▸ DATA EXTRACT
________________________________________
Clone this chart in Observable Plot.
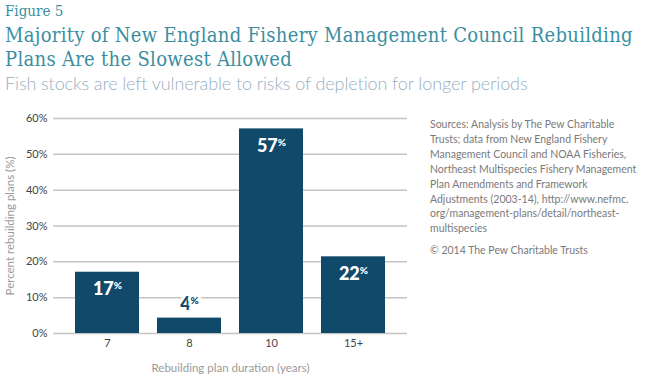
<!DOCTYPE html>
<html><head><meta charset="utf-8">
<script src="https://cdn.jsdelivr.net/npm/d3@7"></script>
<script src="https://cdn.jsdelivr.net/npm/@observablehq/plot@0.6"></script>
<style>
body{margin:0;background:#fff;width:650px;height:380px;position:relative;overflow:hidden;font-family:Lato,"Open Sans",sans-serif;}
.abs{position:absolute;white-space:nowrap;}
#fig{left:5px;top:2px;font-family:"DejaVu Serif";font-stretch:condensed;font-size:15px;color:#3a8ea0;line-height:18px;}
.title{left:5px;font-family:"DejaVu Serif";font-stretch:condensed;font-size:20px;color:#3a8ea0;line-height:23.5px;height:23.5px;letter-spacing:0.3px;}
#t1{top:24px;}
#t2{top:47.5px;}
#sub{left:5px;top:72px;font-family:Lato,sans-serif;font-weight:300;font-size:18px;letter-spacing:-0.1px;color:#98afbf;line-height:22px;}
#chart{left:0;top:100px;}
#src{left:430px;top:117px;font-size:10.5px;line-height:14.9px;color:#7a7a7a;}
#copy{left:430px;top:244px;font-size:10.5px;color:#7a7a7a;}
</style></head>
<body>
<div class="abs" id="fig">Figure 5</div>
<div class="abs title" id="t1">Majority of New England Fishery Management Council Rebuilding</div>
<div class="abs title" id="t2">Plans Are the Slowest Allowed</div>
<div class="abs" id="sub">Fish stocks are left vulnerable to risks of depletion for longer periods</div>
<div class="abs" id="chart"></div>
<div class="abs" id="src">Sources: Analysis by The Pew Charitable<br>Trusts; data from New England Fishery<br>Management Council and NOAA Fisheries,<br>Northeast Multispecies Fishery Management<br>Plan Amendments and Framework<br>Adjustments (2003-14), http://www.nefmc.<br>org/management-plans/detail/northeast-<br>multispecies</div>
<div class="abs" id="copy">© 2014 The Pew Charitable Trusts</div>
<script>
const durations = ["7", "8", "10", "15+"];
const shares = [17.1, 4.3, 57.1, 21.4];
const shareLabels = ["17", "4", "57", "22"];
const yTicks = [0, 10, 20, 30, 40, 50, 60];

const data = durations.map((d, i) => ({d, v: shares[i], lab: shareLabels[i]}));
const inside = data.filter(r => r.v >= 10);
const outside = data.filter(r => r.v < 10);
const barColor = "#11496a";

const chart = Plot.plot({
  width: 420, height: 280,
  marginTop: 18, marginBottom: 47, marginLeft: 53, marginRight: 13,
  style: {fontFamily: "Lato, 'Open Sans', sans-serif", fontSize: "11px", color: "#444", background: "transparent"},
  x: {domain: durations, paddingInner: 0.216, paddingOuter: 0.257},
  y: {domain: [0, 60]},
  marks: [
    Plot.gridY(yTicks, {stroke: "#c4c4c4", strokeOpacity: 1, strokeWidth: 1.5}),
    Plot.axisY(yTicks, {tickSize: 0, tickPadding: 6, tickFormat: d => d + "%", fill: "#444",
      label: "Percent rebuilding plans (%)", labelAnchor: "center", labelArrow: "none", labelOffset: 48}),
    Plot.axisX({tickSize: 0, tickPadding: 6, fill: "#444",
      label: "Rebuilding plan duration (years)", labelAnchor: "center", labelArrow: "none", labelOffset: 38}),
    Plot.barY(data, {x: "d", y: "v", fill: barColor}),
    Plot.text(inside, {x: "d", y: "v", text: "lab", dy: 23, lineAnchor: "bottom", fill: "white",
      fontSize: 18, fontWeight: 900, className: "lab"}),
    Plot.text(outside, {x: "d", y: "v", text: "lab", dy: -8, lineAnchor: "bottom", fill: barColor,
      stroke: "white", strokeWidth: 6, paintOrder: "stroke", fontSize: 18, fontWeight: 900, className: "lab"})
  ]
});
document.getElementById("chart").appendChild(chart);
chart.querySelectorAll("g.lab text").forEach(t => {
  const ts = document.createElementNS("http://www.w3.org/2000/svg", "tspan");
  ts.textContent = "%";
  ts.setAttribute("font-size", "10");
  ts.setAttribute("dy", "-6");
  t.appendChild(ts);
});
chart.querySelectorAll("[aria-label='y-axis label'] text, [aria-label='x-axis label'] text").forEach(t => {
  t.setAttribute("fill", "#9a9a9a");
  t.style.fontSize = "11.5px";
});
</script>
</body></html>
________________________________________
▸ THE REQUEST
Leave out the pictures and output the rest of the material exactly as written.

▸ PROBLEM SOLUTION
Clone this chart in Observable Plot.
<!DOCTYPE html>
<html><head><meta charset="utf-8">
<script src="https://cdn.jsdelivr.net/npm/d3@7"></script>
<script src="https://cdn.jsdelivr.net/npm/@observablehq/plot@0.6"></script>
<style>
body{margin:0;background:#fff;width:650px;height:380px;position:relative;overflow:hidden;font-family:Lato,"Open Sans",sans-serif;}
.abs{position:absolute;white-space:nowrap;}
#fig{left:5px;top:2px;font-family:"DejaVu Serif";font-stretch:condensed;font-size:15px;color:#3a8ea0;line-height:18px;}
.title{left:5px;font-family:"DejaVu Serif";font-stretch:condensed;font-size:20px;color:#3a8ea0;line-height:23.5px;height:23.5px;letter-spacing:0.3px;}
#t1{top:24px;}
#t2{top:47.5px;}
#sub{left:5px;top:72px;font-family:Lato,sans-serif;font-weight:300;font-size:18px;letter-spacing:-0.1px;color:#98afbf;line-height:22px;}
#chart{left:0;top:100px;}
#src{left:430px;top:117px;font-size:10.5px;line-height:14.9px;color:#7a7a7a;}
#copy{left:430px;top:244px;font-size:10.5px;color:#7a7a7a;}
</style></head>
<body>
<div class="abs" id="fig">Figure 5</div>
<div class="abs title" id="t1">Majority of New England Fishery Management Council Rebuilding</div>
<div class="abs title" id="t2">Plans Are the Slowest Allowed</div>
<div class="abs" id="sub">Fish stocks are left vulnerable to risks of depletion for longer periods</div>
<div class="abs" id="chart"></div>
<div class="abs" id="src">Sources: Analysis by The Pew Charitable<br>Trusts; data from New England Fishery<br>Management Council and NOAA Fisheries,<br>Northeast Multispecies Fishery Management<br>Plan Amendments and Framework<br>Adjustments (2003-14), http://www.nefmc.<br>org/management-plans/detail/northeast-<br>multispecies</div>
<div class="abs" id="copy">© 2014 The Pew Charitable Trusts</div>
<script>
const durations = ["7", "8", "10", "15+"];
const shares = [17.1, 4.3, 57.1, 21.4];
const shareLabels = ["17", "4", "57", "22"];
const yTicks = [0, 10, 20, 30, 40, 50, 60];

const data = durations.map((d, i) => ({d, v: shares[i], lab: shareLabels[i]}));
const inside = data.filter(r => r.v >= 10);
const outside = data.filter(r => r.v < 10);
const barColor = "#11496a";

const chart = Plot.plot({
  width: 420, height: 280,
  marginTop: 18, marginBottom: 47, marginLeft: 53, marginRight: 13,
  style: {fontFamily: "Lato, 'Open Sans', sans-serif", fontSize: "11px", color: "#444", background: "transparent"},
  x: {domain: durations, paddingInner: 0.216, paddingOuter: 0.257},
  y: {domain: [0, 60]},
  marks: [
    Plot.gridY(yTicks, {stroke: "#c4c4c4", strokeOpacity: 1, strokeWidth: 1.5}),
    Plot.axisY(yTicks, {tickSize: 0, tickPadding: 6, tickFormat: d => d + "%", fill: "#444",
      label: "Percent rebuilding plans (%)", labelAnchor: "center", labelArrow: "none", labelOffset: 48}),
    Plot.axisX({tickSize: 0, tickPadding: 6, fill: "#444",
      label: "Rebuilding plan duration (years)", labelAnchor: "center", labelArrow: "none", labelOffset: 38}),
    Plot.barY(data, {x: "d", y: "v", fill: barColor}),
    Plot.text(inside, {x: "d", y: "v", text: "lab", dy: 23, lineAnchor: "bottom", fill: "white",
      fontSize: 18, fontWeight: 900, className: "lab"}),
    Plot.text(outside, {x: "d", y: "v", text: "lab", dy: -8, lineAnchor: "bottom", fill: barColor,
      stroke: "white", strokeWidth: 6, paintOrder: "stroke", fontSize: 18, fontWeight: 900, className: "lab"})
  ]
});
document.getElementById("chart").appendChild(chart);
chart.querySelectorAll("g.lab text").forEach(t => {
  const ts = document.createElementNS("http://www.w3.org/2000/svg", "tspan");
  ts.textContent = "%";
  ts.setAttribute("font-size", "10");
  ts.setAttribute("dy", "-6");
  t.appendChild(ts);
});
chart.querySelectorAll("[aria-label='y-axis label'] text, [aria-label='x-axis label'] text").forEach(t => {
  t.setAttribute("fill", "#9a9a9a");
  t.style.fontSize = "11.5px";
});
</script>
</body></html>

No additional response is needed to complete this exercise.